A seguir, em 1975, colaborou nas campanhas de dinamização cultural do Movimento das Forças Armadas e de apoio a cooperativas, juntamente com Zeca Afonso e tantos outros cantores. Como foi essa experiência?

Com os companheiros cantores, sobretudo com o Zeca, com o Adriano Correia de Oliveira, com o Vitorino, com o José Jorge Letria, o José Barata-Moura, enfim…todo um grupo de amigos, cúmplices das cantigas, cantávamos em todo o lado. Sobretudo onde havia lutas populares que era preciso apoiar, cooperativas que era preciso ajudar.

 

Foi um tempo de “dias cheios”?

Sem dúvida. Mas também foi um tempo de luta, de confrontação e de alguns percalços, porque em certos pontos do país, particularmente no Norte, era conhecida a resistência organizada, sobretudo, pela parte da extrema-direita, com a colaboração ativa, militante, tal como antes do 25 de Abril, de muitos elementos da Igreja. Mas onde nos solicitavam, nos íamos. Éramos uns andarilhos.

 

Em 1983, volta a participar num disco do Zeca Afonso, gravado ao vivo no Coliseu dos Recreios, em Lisboa…

Sim, é verdade. O espetáculo do Zeca, no Coliseu, foi organizado pela Cooperativa Era Nova, que tinha sido criada, uns anos antes, por malta ligada à música, ao cinema, ao teatro, a várias artes. O Zeca, na altura, já estava muito doente. Nós tememos que ele não aguentasse, mas ele superou-se e foi um espetáculo inesquecível. Quando ele começa a cantar a “Balada do Outono” – “águas das fontes calai, ó ribeiras chorai, que eu não volto a cantar” – houve como que um soluço coletivo no Coliseu, uma emoção espantosa. Todos a pressentirmos que aquela voz, que nos iluminou tanto tempo, estava prestes a calar-se…

 

No ano seguinte, em 1984, veio viver para o Alvito e por cá continua. O que é que esta terra lhe proporciona?

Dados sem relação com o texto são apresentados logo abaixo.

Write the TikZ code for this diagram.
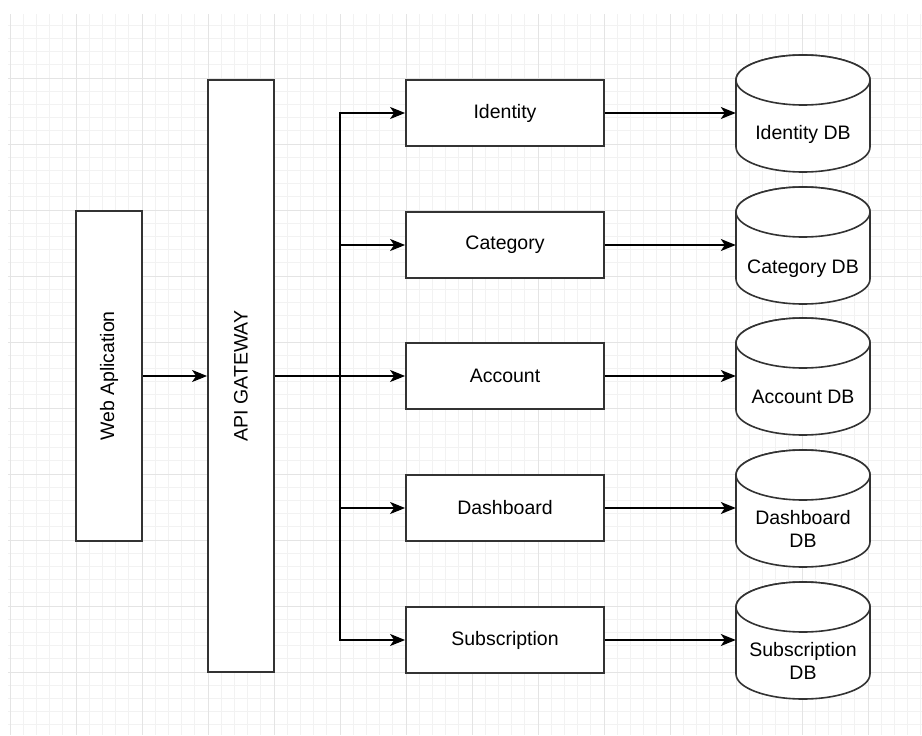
\documentclass[tikz,border=0pt]{standalone}
\usepackage{fontspec}
\setmainfont{Liberation Sans}
\usetikzlibrary{arrows.meta}
\definecolor{minorgrid}{HTML}{F2F2F2}
\definecolor{majorgrid}{HTML}{E4E4E4}
\definecolor{boxline}{HTML}{333333}
\tikzset{
  box/.style={draw=boxline, line width=1.8pt, fill=white, inner sep=0pt, align=center,
    font=\fontsize{19.5}{23.5}\selectfont},
  arr/.style={draw=black, line width=1.4pt, -{Stealth[length=15pt,width=12pt,inset=4pt]}},
  cyl/.style={draw=boxline, line width=1.6pt, fill=white},
  dblabel/.style={inner sep=0pt, align=center, font=\fontsize{19.5}{23.5}\selectfont},
}
\newcommand{\dbcyl}[4]{%
  % #1 name, #2 center y, #3 label, #4 label y offset
  \path[cyl] (736,#2-33) -- (736,#2+34) arc[start angle=180,end angle=360,x radius=67pt,y radius=25pt] -- (870,#2-33) arc[start angle=0,end angle=180,x radius=67pt,y radius=25pt] -- cycle;
  \draw[cyl] (803,#2-33) ellipse[x radius=67pt, y radius=25pt];
  \node[inner sep=0pt, minimum width=134pt, minimum height=118pt] (#1) at (803,#2) {};
  \node[dblabel] (#1l) at (803,#2+#4) {#3};
}
\begin{document}
\begin{tikzpicture}[x=1pt,y=-1pt]
\useasboundingbox (0,0) rectangle (922,736);
\fill[white] (0,0) rectangle (922,736);
% grid
\begin{scope}
\clip (8,14) rectangle (922,735);
\foreach \k in {0,...,69} {
  \draw[minorgrid, line width=0.8pt] ({10+13.2*\k},14) -- ({10+13.2*\k},735);
}
\foreach \k in {0,...,55} {
  \draw[minorgrid, line width=0.8pt] (8,{12+13.2*\k}) -- (922,{12+13.2*\k});
}
\foreach \k in {0,...,14} {
  \draw[majorgrid, line width=1pt] ({10+66*\k},14) -- ({10+66*\k},735);
}
\foreach \k in {0,...,11} {
  \draw[majorgrid, line width=1pt] (8,{12+66*\k}) -- (922,{12+66*\k});
}
\end{scope}
% main boxes
\node[box, minimum width=66pt, minimum height=330pt] (web) at (109,376) {};
\node[rotate=90, font=\fontsize{19.5}{23.5}\selectfont] (webl) at (109,376) {Web Aplication};
\node[box, minimum width=66pt, minimum height=592pt] (gw) at (241,376) {};
\node[rotate=90, font=\fontsize{19.5}{23.5}\selectfont] (gwl) at (241,376) {API GATEWAY};
% services
\node[box, minimum width=198pt, minimum height=66pt] (idn) at (505,113) {Identity};
\node[box, minimum width=198pt, minimum height=66pt] (cat) at (505,245) {Category};
\node[box, minimum width=198pt, minimum height=66pt] (acc) at (505,376) {Account};
\node[box, minimum width=198pt, minimum height=66pt] (dash) at (505,508) {Dashboard};
\node[box, minimum width=198pt, minimum height=66pt] (sub) at (505,640) {Subscription};
% databases
\dbcyl{idndb}{113}{Identity DB}{21}
\dbcyl{catdb}{245}{Category DB}{24}
\dbcyl{accdb}{376}{Account DB}{21}
\dbcyl{dashdb}{508}{Dashboard\\DB}{21}
\dbcyl{subdb}{640}{Subscription\\DB}{21}
% connectors
\draw[arr] (web.east) -- (gw.west);
\draw[arr] (gw.east) -- (acc.west);
\coordinate (trunk) at (340,376);
\draw[arr] (trunk) |- (idn.west);
\draw[arr] (trunk) |- (cat.west);
\draw[arr] (trunk) |- (dash.west);
\draw[arr] (trunk) |- (sub.west);
\draw[arr] (idn.east) -- (idndb.west);
\draw[arr] (cat.east) -- (catdb.west);
\draw[arr] (acc.east) -- (accdb.west);
\draw[arr] (dash.east) -- (dashdb.west);
\draw[arr] (sub.east) -- (subdb.west);
\end{tikzpicture}
\end{document}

Uma vida de sossego. Daqui, de onde estamos [Praça da República de Alvito], conseguimos ver a padaria, os correios, a farmácia, uma mercearia, o multibanco, a câmara, um café – tudo o que necessitamos está num raio de 200 metros. Alvito é uma terra onde não há uma rotunda, um semáforo, é fantástico – quando digo isto aos meus amigos, que aqui não vivem, nem querem acreditar. E espero bem que ninguém se lembre de instalar aqui qualquer dessas coisas, que o desenvolvimento não é isso.

 

OS DIAS QUE CORREM 

 

Como é que olha para o Portugal de hoje?

Há tanta coisa para fazer. Preocupam-me os movimentos populistas, preocupa-me saber que ainda há gente que pugna por um retrocesso civilizacional, em que as minorias são esmagadas, não são tidas em conta, em que pelo facto de ter outra condição social ou de pertencer a outro grupo étnico se é completamente desprezado. Isso choca-me imenso. E choca-me também a ineficácia, ou inércia, dos governantes, em relação a tantas situações dramáticas que se vivem no nosso país – tal como as condições de escravatura a que estão reduzidos, no Alentejo, muitos milhares de trabalhadores agrícolas, imigrantes. Isso não tem explicação, tanto que, quanto mais se conhece, mais se firma em nós a certeza que há trabalho escravo, em Portugal. Diante da passividade, quase absoluta, das entidades a quem caberia resolver a situação, denunciá-la ou evitar que se mantivesse. É um escândalo.

 

Continua a cantar, a dar espetáculos. Fá-lo por prazer ou de forma a alertar a estarmos atentos para situações de injustiças, tal como esta que acabou de referir, e de nos insurgirmos, de termos coragem para as denunciar e combater?

Faço-o por tudo isso. Um trabalho que eu gosto de fazer é ir às escolas, transmitir aquilo que vivi e, sobretudo, alertar a malta nova, que já nasceu em liberdade e não sabe como é viver na falta dela, do que era Portugal, antes do 25 de Abril. E digo-lhes que estudem, que aproveitem a sua inteligência e a coloquem ao serviço das causas de transformação do País.

 

Nesse sentido de alerta, a cantiga ainda é uma arma?

Continua a ser uma arma fundamental, que ajuda a manter vivo, em nós, o desejo de liberdade e de justiça.

 

Quais são as suas principais conquistas, deste tempo que já viveu?

A descendência que deixo, os meus dois filhos e os meus dois netos, que amo muito. Das tarefas, a que mais me satisfaz, e que me dá uma responsabilidade acrescida, é ajudar a manter viva, através da música e da palavra, a memória do Zeca. Esse tem sido, na minha vida, um ponto fundamental – contribuir para perpetuar a recordação deste homem, um artista fabuloso, que pôs toda a sua arte ao serviço da cidadania.